SINGAPORE — A Reuters investigation has raised serious questions about a shoe recycling program launched by chemical company Dow in partnership with the Singapore government, which aims to recycle the rubberized soles and midsoles of donated shoes to build new playgrounds and running tracks in Singapore.
The investigation by the international news agency, which was published on Sunday (25 Feb), comes as environmental groups say chemical companies are making exaggerated or false claims about recycling to burnish their green credentials and undermine proposed regulations to rein in the soaring production of plastics used in single-use packaging and fast fashion.
In 2020, the National sports agency Sport Singapore (SportSG) announced a pioneering partnership with Dow, a major producer of chemicals, to transform shoes contributed by members of the community into jogging tracks, fitness corners, and playgrounds.
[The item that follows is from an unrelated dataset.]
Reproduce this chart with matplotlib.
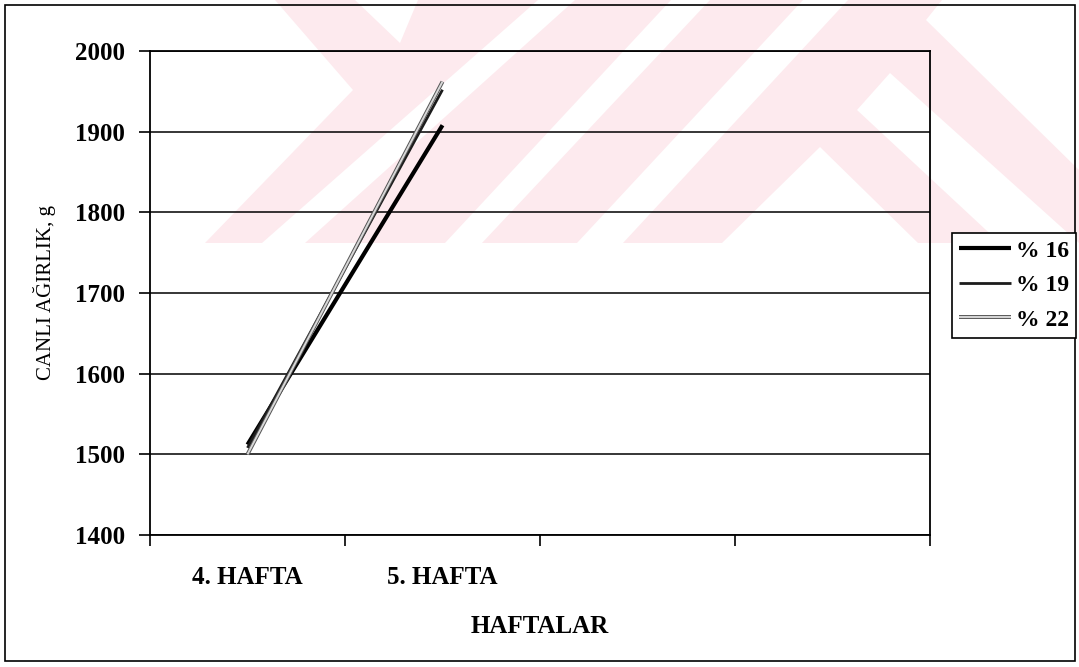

The ‘Others see an old shoe. We see the future.’ project aims to recycle 300,000 pairs of used sports shoes and divert them away from the landfill. Initially, the project was meant to run for only three years but was turned into a permanent used shoes collection drive in 2021.
All shoes donated by Reuters ended being exported
To test if the project works as it should, Reuters deposited 11 pairs of shoes in donation bins around Singapore over a six-month period.
All the footwear was placed in different donation barrels around Singapore between 14 July and 9 September last year.
GPS trackers were placed in all of them to track the fate of donated shoes.
However, none of these shoes was ultimately turned into exercise paths or children’s parks in Singapore as promised.
Instead, nearly all of them ended up in the hands of Yok Impex, a Singaporean second-hand goods exporter, which was hired by a waste management company involved in the recycling program to retrieve shoes from donation bins for delivery to the company’s local warehouse.
According to the Reuters report, the tracking data showed that the shoes had been shipped across the Singapore Strait to Batam Island, then on to Jakarta, Indonesia’s capital, and other parts of the country, where they were sold in second-hand clothing shops.
Reuters journalists were able to recover three pairs of shoes from crowded bazaars in Jakarta and Batam. The other pairs ended up in locations in Indonesia that were too remote for Reuters to track down in person. In three cases, the GPS trackers stopped sending signals after they reached Indonesia.
While the sample was small, Reuters notes that the fact that none of these shoes made it to a Singapore recycling facility underscores weaknesses in the system.
Dow says 10,000kg of recycled shoe material produced so far
Dow told Reuters the Singapore shoe project was making progress. A sports facility under construction in Jurong, a district in western Singapore, will use recycled shoe material in its surfaces, Dow said in its January statement.
The company also pointed to Kallang Football Hub, a new soccer complex whose running track purportedly was the first in Singapore to be made from recycled shoe granules. Dow said these builds would use the 10,000 kilograms of recycled shoe material that have been produced through the Singapore recycling project so far.
Reuters was unable to verify if these sports surfaces had been built because both complexes are under construction and cordoned off from the public.
Dow and its partners declined to say how many of the shoes collected during the pilot phase had gone on to be recycled, nor would they provide those figures for the countrywide rollout. They did not explain what procedures were in place to ensure that donated shoes weren’t exported, diverted for resale, or pilfered from bins.
Illegal export of shoes
Reuters reported that the donated shoes that ended up in Indonesia have added to a flood of illegal second-hand clothing pouring into that developing country. According to a senior government official there, such cast-offs pose a public health risk and undercut the local textile industry while often adding more waste to already overflowing landfills.
These exports are also illegal, as Indonesia’s Ministry of Trade implemented the Prohibition of the Import of Used Clothing regulation in 2015 to prevent the import of used clothes and footwear over concerns about hygiene and the potential for spreading disease. This was also intended to protect the local textile industry.
The investigation raises questions about the effectiveness of corporate recycling initiatives, and highlights the need for greater transparency and accountability in efforts to tackle plastic pollution.
Additionally, the report exposes the challenges of creating a circular economy for plastic waste in the developing world, where waste infrastructure is often inadequate, and recycling facilities are limited.
Furthermore, the investigation raises questions about whether authorities such as SportSG independently verified whether the material used for the tracks was produced from recycled materials from the donated shoes or whether they simply relied on Dow’s word for it.